Today’s consumers are comfortable paying bills online, downloading music to their iPods and posting videos to Facebook or YouTube, but many don’t consider or understand the bandwidth needs of their favorite applications. If service providers can make them understand, it paves the way for a new billing paradigm: one that takes a page from the wireless world and creates personalized packages for consumers and businesses based on what content and applications they consume.
It’s a win-win: Consumers pay for what they need, and service providers gain differentiation, customer satisfaction, an alternative to bandwidth-capping and the opportunity to up-sell on usage tiers for new revenue streams. A big key to it all is subscriber education and usage notifications.
Understanding What Uses What
The first order of business is educating a consumer on the value of loading a Web page versus watching a YouTube video or downloading a full movie.
Think of mobile phone services that are for the most part, cut and dry. They offer fixed and variable pricing that reflect consumers’ personal needs. Service packages outline the cost and expectations for each plan, i.e. for $59.99 per month, consumers know they get 900 minutes of calling and 75 free SMS messages.
In the online world, understanding consumption is not as easy as understanding minutes spent on the phone, but it’s just as is imperative.

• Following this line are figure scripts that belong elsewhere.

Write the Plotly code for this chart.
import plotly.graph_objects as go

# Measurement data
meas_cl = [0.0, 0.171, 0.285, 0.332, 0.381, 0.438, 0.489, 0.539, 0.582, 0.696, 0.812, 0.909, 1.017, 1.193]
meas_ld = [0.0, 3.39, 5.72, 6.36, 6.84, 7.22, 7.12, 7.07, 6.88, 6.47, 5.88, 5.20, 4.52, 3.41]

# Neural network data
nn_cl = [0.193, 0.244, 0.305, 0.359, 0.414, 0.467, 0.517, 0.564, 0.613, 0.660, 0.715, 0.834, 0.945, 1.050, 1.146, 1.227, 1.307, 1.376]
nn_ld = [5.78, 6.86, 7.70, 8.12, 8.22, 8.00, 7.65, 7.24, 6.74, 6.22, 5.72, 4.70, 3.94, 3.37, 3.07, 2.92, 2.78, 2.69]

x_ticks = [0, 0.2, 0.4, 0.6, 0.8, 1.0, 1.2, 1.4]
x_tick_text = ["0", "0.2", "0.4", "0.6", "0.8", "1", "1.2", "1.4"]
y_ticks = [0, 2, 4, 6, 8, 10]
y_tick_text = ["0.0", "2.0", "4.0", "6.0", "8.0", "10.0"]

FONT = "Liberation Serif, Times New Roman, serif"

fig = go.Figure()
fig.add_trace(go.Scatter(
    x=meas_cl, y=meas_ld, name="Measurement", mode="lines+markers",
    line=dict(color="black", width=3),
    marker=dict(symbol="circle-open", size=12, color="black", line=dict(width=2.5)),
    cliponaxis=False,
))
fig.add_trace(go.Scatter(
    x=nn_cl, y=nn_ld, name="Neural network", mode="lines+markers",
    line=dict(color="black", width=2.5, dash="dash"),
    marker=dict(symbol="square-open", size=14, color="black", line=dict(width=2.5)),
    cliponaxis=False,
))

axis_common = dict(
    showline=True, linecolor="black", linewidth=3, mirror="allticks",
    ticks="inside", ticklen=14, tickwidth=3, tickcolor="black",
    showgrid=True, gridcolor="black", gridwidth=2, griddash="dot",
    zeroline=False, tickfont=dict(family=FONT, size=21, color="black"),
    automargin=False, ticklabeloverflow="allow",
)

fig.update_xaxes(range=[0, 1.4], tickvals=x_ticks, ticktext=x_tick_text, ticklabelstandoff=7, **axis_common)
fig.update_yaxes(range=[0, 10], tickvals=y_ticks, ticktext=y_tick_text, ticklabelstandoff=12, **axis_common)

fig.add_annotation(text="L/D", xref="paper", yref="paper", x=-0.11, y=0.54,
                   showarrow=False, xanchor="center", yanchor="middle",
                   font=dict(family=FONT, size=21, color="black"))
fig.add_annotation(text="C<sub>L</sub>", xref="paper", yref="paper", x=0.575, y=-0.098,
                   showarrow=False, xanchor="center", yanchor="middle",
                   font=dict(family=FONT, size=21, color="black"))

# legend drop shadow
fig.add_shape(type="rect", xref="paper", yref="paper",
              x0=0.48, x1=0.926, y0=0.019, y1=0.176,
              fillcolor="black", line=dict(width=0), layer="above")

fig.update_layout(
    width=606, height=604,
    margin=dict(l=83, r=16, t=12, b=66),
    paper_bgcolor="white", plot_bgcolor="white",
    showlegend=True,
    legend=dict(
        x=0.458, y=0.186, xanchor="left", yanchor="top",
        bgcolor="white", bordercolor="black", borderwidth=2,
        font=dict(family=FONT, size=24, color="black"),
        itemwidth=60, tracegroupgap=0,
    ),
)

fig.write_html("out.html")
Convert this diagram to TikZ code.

That means service providers need to communicate the value of monthly package tiers by breaking them down into easily digestible measurements. For example, a 100-gigabyte data tier would be suitable for subscribers that consume, per month, about 20 million e-mails, 10,000 photo uploads, 50 movies or 25,000 downloaded songs.
By arming the subscriber with this basic knowledge, service packages can be crafted that are much more conducive to subscriber preferences rather than the “faster is better” or the one-size-fits-all approach. This knowledge will significantly strengthen brand image and customer loyalty which will become increasingly critical as the broadband markets continue to mature.
Moving Beyond Speed
Initially, Internet service tiers were based on broadband speeds, i.e., 5mbps for $49.95, or 10mbps for $54.95. More recently, service providers have added usage bundles, such as 95 GB for $54.95, to better differentiate their service. Consumption-based billing is trending more and more in mature markets where broadband growth is beginning to slow, such as North America and Western Europe. These service providers are being forced to compete on price despite providing higher access speeds.
But now the Internet has become a staple of our daily lives, and subscriber consumption continues to increase as rich media applications, video streaming and social networking drive usage. Internet trending research suggests that families are spending more of their leisure time during evening hours on Internet-based entertainment and communication applications such as YouTube, Xbox Live and Skype.
The majority of subscribers see value in receiving an increase in bandwidth when they are streaming video, uploading or downloading bulk Internet applications, according to Matt Davis, director of IDC’s consumer multiplay services. And the more subscribers understand their needs for broadband, the more they will embrace or even request personalized service tiers.